Investasi yang masuk ke Indonesia dapat membantu mendongkrak kinerja ekspor mebel. Investor asing dapat memberikan manfaat lebih besar jika bermitra dengan pelaku industri mebel di dalam negeri.
Oleh
C ANTO SAPTOWALYONO
·3 menit baca
JAKARTA, KOMPAS — Investasi yang masuk ke Indonesia dapat membantu mendongkrak kinerja ekspor mebel. Investor asing dapat memberikan manfaat lebih besar jika bermitra dengan pelaku industri mebel di dalam negeri. Namun, investor asing tersebut diharapkan memiliki kekuatan modal, teknologi, dan jaringan.
”Ini seperti halnya Vietnam yang bekerja sama dengan China sehingga industri mebelnya bertumbuh pesat,” kata Sekretaris Jenderal Himpunan Industri Mebel dan Kerajinan Indonesia (HIMKI) Abdul Sobur, Jumat (4/10/2019), di Jakarta.
Berdasarkan catatan HIMKI, realisasi ekspor mebel pada 2018 sebesar 1,7 miliar dollar AS dan ekspor kerajinan 740 juta dollar AS.

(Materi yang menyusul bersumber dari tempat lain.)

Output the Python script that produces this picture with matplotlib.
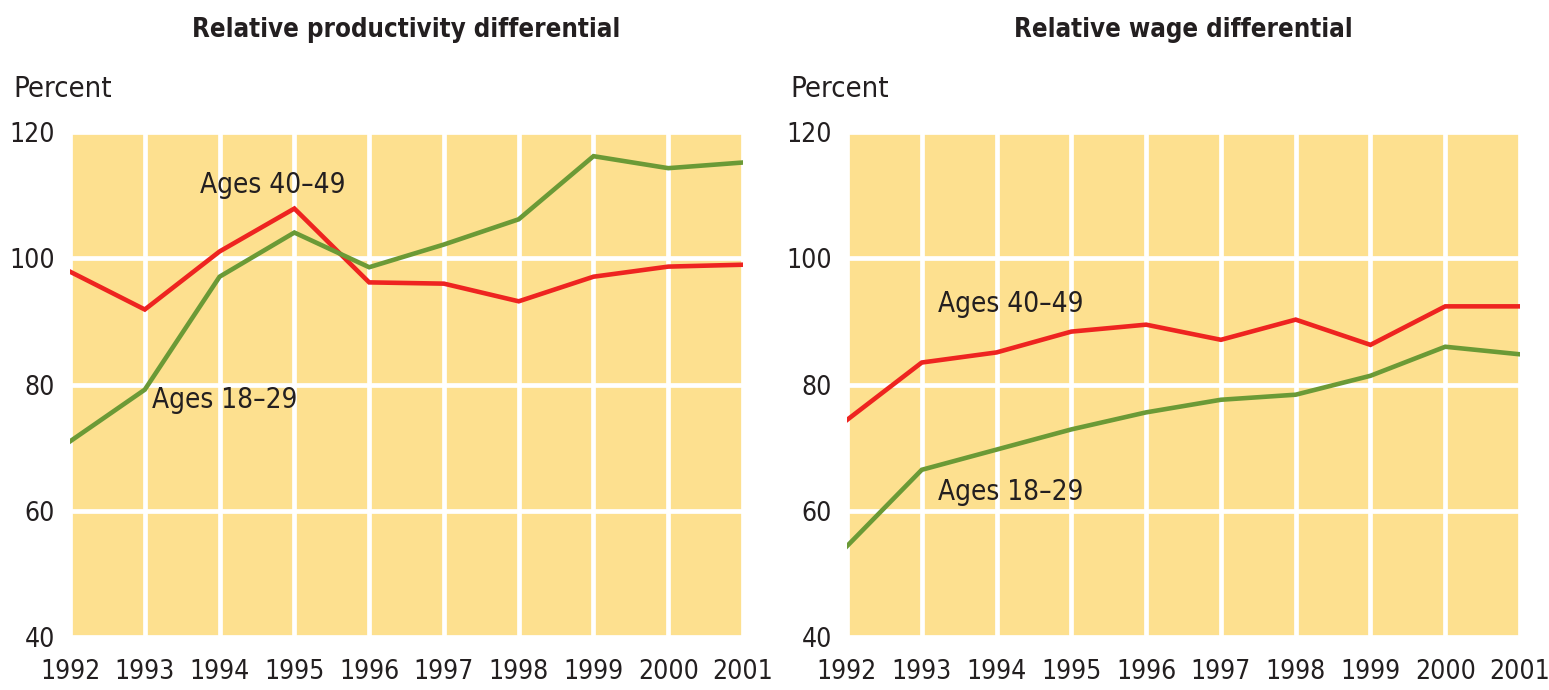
import matplotlib
matplotlib.use("Agg")
import matplotlib.pyplot as plt
from matplotlib import font_manager

# the original uses a condensed sans; take a condensed face if one is installed
cond = [(f.name, f.stretch) for f in font_manager.fontManager.ttflist
        if f.stretch in ('condensed', 'semi-condensed', 'extra-condensed')
        or 'Condensed' in f.name or 'Narrow' in f.name]
if cond:
    plt.rcParams['font.family'] = [cond[0][0], 'DejaVu Sans']
    plt.rcParams['font.stretch'] = 'condensed'
else:
    plt.rcParams['font.family'] = ['Roboto', 'DejaVu Sans']
FS = 19

years = [1992, 1993, 1994, 1995, 1996, 1997, 1998, 1999, 2000, 2001]

# relative productivity differential, percent
prod_40_49 = [97.9, 91.9, 101.1, 107.9, 96.2, 96.0, 93.2, 97.1, 98.7, 99.0]
prod_18_29 = [71.0, 79.2, 97.1, 104.1, 98.6, 102.2, 106.2, 116.2, 114.3, 115.2]

# relative wage differential, percent
wage_40_49 = [74.4, 83.5, 85.1, 88.4, 89.5, 87.1, 90.3, 86.3, 92.4, 92.4]
wage_18_29 = [54.4, 66.5, 69.7, 72.9, 75.6, 77.6, 78.4, 81.4, 86.0, 84.8]

yticks = [40, 60, 80, 100, 120]

FILL = '#FDE08F'
RED = '#EE2420'
GREEN = '#6B9A36'
TXT = '#231F20'

fig = plt.figure(figsize=(15.49, 6.9), dpi=100)

panels = [
    (0.0452, "Relative productivity differential", prod_40_49, prod_18_29,
     (1994.71, 111.7), (1994.07, 77.6)),
    (0.5468, "Relative wage differential", wage_40_49, wage_18_29,
     (1994.19, 92.7), (1994.19, 63.0)),
]

for left, title, old, young, pos_old, pos_young in panels:
    ax = fig.add_axes([left, 0.0768, 0.4345, 0.7316])
    ax.set_facecolor(FILL)
    for s in ax.spines.values():
        s.set_visible(False)
    ax.set_xlim(years[0], years[-1])
    ax.set_ylim(40, 120)
    ax.set_xticks(years)
    ax.set_yticks(yticks)
    ax.grid(True, color='white', linewidth=3.4)
    ax.set_axisbelow(True)
    ax.tick_params(length=0, labelsize=FS, colors=TXT)
    ax.tick_params(axis='x', pad=16)
    ax.tick_params(axis='y', pad=11)
    ax.plot(years, old, color=RED, linewidth=3.3, solid_joinstyle='miter')
    ax.plot(years, young, color=GREEN, linewidth=3.3, solid_joinstyle='miter')
    ax.text(pos_old[0], pos_old[1], "Ages 40\u201349", fontsize=20, color=TXT,
            ha='center', va='center')
    ax.text(pos_young[0], pos_young[1], "Ages 18\u201329", fontsize=20, color=TXT,
            ha='center', va='center')
    ax.text(0.5, 1.0 + 102 / 505, title, transform=ax.transAxes, fontsize=18.5,
            fontweight='bold', ha='center', va='center', color=TXT)
    fig.text(left - 57 / 1549, 1 - 89 / 690, "Percent", fontsize=21, color=TXT,
             ha='left', va='center')

fig.savefig("out.png", dpi=100)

HIMKI menargetkan ekspor industri mebel dan kerajinan pada tahun ini dapat mencapai 3 miliar dollar AS. Nilai itu terdiri dari mebel 2 miliar dollar AS dan kerajinan 1 miliar dollar AS.
”Itu target untuk 2019. Namun, per September terlihat masih berat sekali karena pertumbuhan harus ditopang industri skala besar jika ingin signifikan seperti Vietnam,” ujar Abdul Sobur.
Dia menuturkan, pada 9 Oktober 2019, HIMKI bersama Badan Koordinasi Penanaman Modal (BKPM) serta Kementerian Perindustrian akan menghadiri forum bisnis di China. Kegiatan tersebut untuk mengundang investor industri mebel dari China.
Di dalam forum tersebut diharapkan dapat digelar mediasi perihal kekurangan di Indonesia. Jika kekurangan diatasi, investor mebel China akan bersedia masuk ke Indonesia, terutama dalam konteks krisis global.
”Untuk masuk ke pasar Amerika Serikat dari Indonesia masih dimungkinkan. Hal ini merupakan salah satu cara yang dilakukan teman-teman di HIMKI untuk menjembatani supaya ekspor mebel Indonesia tumbuh signifikan,” ujarnya.
Bermitra
Meskipun investor China cenderung ingin berinvestasi sendirian, HIMKI meminta agar para calon investor tersebut mau bermitra dengan pelaku industri di Indonesia.
”Kenapa? Kalau tidak bermitra, rawan terjadi perebutan operator dan bahan baku. Kalau bermitra, sama-sama untung,” kata Abdul Sobur.
Selain membawa modal, investor mebel skala besar dari China juga akan membawa serta teknologi produksi, permesinan, dan pemahaman atas berbagai aspek yang perlu diketahui.
Kalau tidak bermitra, rawan terjadi perebutan operator dan bahan baku.
Industri pendukung mebel yang akan masuk tersebut juga berpeluang memberi manfaat transfer teknologi bagi Indonesia.
Indonesia punya bahan baku melimpah dan upah yang lebih rendah dibandingkan dengan China. Efisiensi industri mebel bisa dibangun ketika dipadu dengan teknologi dari China.
”Dalam kasus perang dagang, sudut pandang soal pasar cenderung ke pasar AS. Padahal, penting juga bagi kita masuk kembali ke pasar China yang besar,” ujar Abdul Sobur.
Berdasarkan data BKPM, realisasi penanaman modal dalam negeri untuk industri kayu pada Januari-Juni 2019 sebesar Rp 1,144 triliun. Adapun realisasi penanaman modal asing 27,1 juta dollar AS.
Beberapa waktu lalu, Ketua Komite Tetap Pengembangan Ekspor Kamar Dagang dan Industri Indonesia Handito Joewono menyampaikan, salah satu negara yang dinilai berpotensi sebagai sasaran ekspor adalah China.
Sementara itu, Kepala Badan Pengembangan Sumber Daya Manusia Industri Kementerian Perindustrian Eko Suseno Agung Cahyanto beberapa waktu lalu menuturkan, pemerintah berupaya mendukung industri, termasuk dari sisi penyiapan tenaga kerja.
Informasi Biro Hubungan Masyarakat Kemenperin menyebutkan, Kemenperin memfasilitasi pembangunan Politeknik Industri Furnitur dan Pengolahan Kayu di Kawasan Industri Kendal, Jawa Tengah. Proses pembelajaran di politeknik tersebut menerapkan sistem ganda, yakni 70 persen berupa praktik dan 30 persen berupa teori.